● **Information supplied**:
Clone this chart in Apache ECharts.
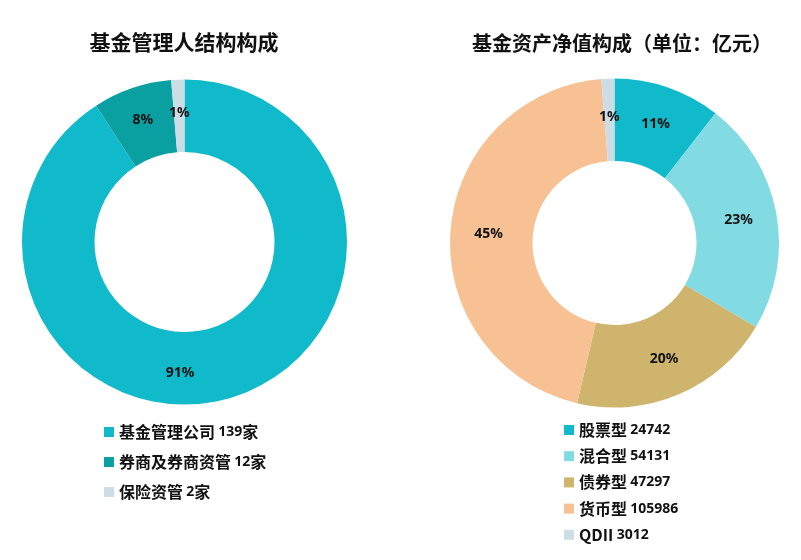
<!DOCTYPE html>
<html>
<head>
<meta charset="utf-8">
<script src="https://cdn.jsdelivr.net/npm/echarts@6/dist/echarts.min.js"></script>
<style>
  html, body { margin: 0; padding: 0; background: #fff; }
  #chart { width: 801px; height: 560px; }
</style>
</head>
<body>
<div id="chart"></div>
<script>
// left donut: fund manager structure
const managerNames = ['基金管理公司', '券商及券商资管', '保险资管']
const managerCounts = [139, 12, 2]
const managerColors = ['#10BACA', '#0A9FA0', '#CCDDE6']

// right donut: net asset value by fund type (亿元)
const assetNames = ['股票型', '混合型', '债券型', '货币型', 'QDII']
const assetValues = [24742, 54131, 47297, 105986, 3012]
const assetColors = ['#10BACA', '#82DBE3', '#CFB46E', '#F8C193', '#CCDDE6']

const chart = echarts.init(document.getElementById('chart'))

const cjk = '"Noto Sans CJK SC", "Noto Sans", sans-serif'

const pieLabel = {
    show: true,
    position: 'inside',
    color: '#111',
    fontFamily: '"Noto Sans", sans-serif',
    fontWeight: 'bold',
    fontSize: 14,
    formatter: p => Math.round(p.percent) + '%'
}

const legendRich = {
    a: { fontFamily: cjk, fontWeight: 'bold', fontSize: 16, color: '#111' },
    b: { fontFamily: '"Noto Sans", sans-serif', fontWeight: 'bold', fontSize: 14, color: '#111' }
}

function toData(names, values, colors) {
    return names.map((n, i) => ({ name: n, value: values[i], itemStyle: { color: colors[i] } }))
}

const option = {
    animation: false,
    title: [{
        text: '基金管理人结构构成',
        left: 179,
        top: 27,
        textAlign: 'center',
        textStyle: { fontFamily: cjk, fontWeight: 'bold', fontSize: 21, color: '#111' }
    }, {
        text: '基金资产净值构成（单位：亿元）',
        left: 617,
        top: 28,
        textAlign: 'center',
        textStyle: { fontFamily: cjk, fontWeight: 'bold', fontSize: 20, color: '#111' }
    }],
    legend: [{
        orient: 'vertical',
        left: 99,
        top: 416,
        itemWidth: 10,
        itemHeight: 10,
        itemGap: 8,
        icon: 'rect',
        data: managerNames,
        formatter: name => {
            const v = managerCounts[managerNames.indexOf(name)]
            return '{a|' + name + '} {b|' + v + '}{a|家}'
        },
        textStyle: { lineHeight: 22, rich: legendRich }
    }, {
        orient: 'vertical',
        left: 559,
        top: 414,
        itemWidth: 10,
        itemHeight: 10,
        itemGap: 4.2,
        icon: 'rect',
        data: assetNames,
        formatter: name => {
            const v = assetValues[assetNames.indexOf(name)]
            return '{a|' + name + '} {b|' + v + '}'
        },
        textStyle: { lineHeight: 22, rich: legendRich }
    }],
    series: [{
        type: 'pie',
        center: [184.5, 242],
        radius: [90, 162.5],
        startAngle: 90,
        clockwise: true,
        avoidLabelOverlap: false,
        label: pieLabel,
        labelLine: { show: false },
        labelLayout: p => p.dataIndex === 0 ? { dx: -41, dy: 7 } : {},
        emphasis: { disabled: true },
        data: toData(managerNames, managerCounts, managerColors)
    }, {
        type: 'pie',
        center: [614.5, 243],
        radius: [82, 164.5],
        startAngle: 90,
        clockwise: true,
        avoidLabelOverlap: false,
        label: pieLabel,
        labelLine: { show: false },
        emphasis: { disabled: true },
        data: toData(assetNames, assetValues, assetColors)
    }]
}

chart.setOption(option)
</script>
</body>
</html>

● **Goal of the exercise**:
Give back exactly the lines from the first line of the data through the line with "const managerColors = ['#10BACA', '#0A9FA0', '#CCDDE6']", pictures excluded.

● **Solution**:
Clone this chart in Apache ECharts.
<!DOCTYPE html>
<html>
<head>
<meta charset="utf-8">
<script src="https://cdn.jsdelivr.net/npm/echarts@6/dist/echarts.min.js"></script>
<style>
  html, body { margin: 0; padding: 0; background: #fff; }
  #chart { width: 801px; height: 560px; }
</style>
</head>
<body>
<div id="chart"></div>
<script>
// left donut: fund manager structure
const managerNames = ['基金管理公司', '券商及券商资管', '保险资管']
const managerCounts = [139, 12, 2]
const managerColors = ['#10BACA', '#0A9FA0', '#CCDDE6']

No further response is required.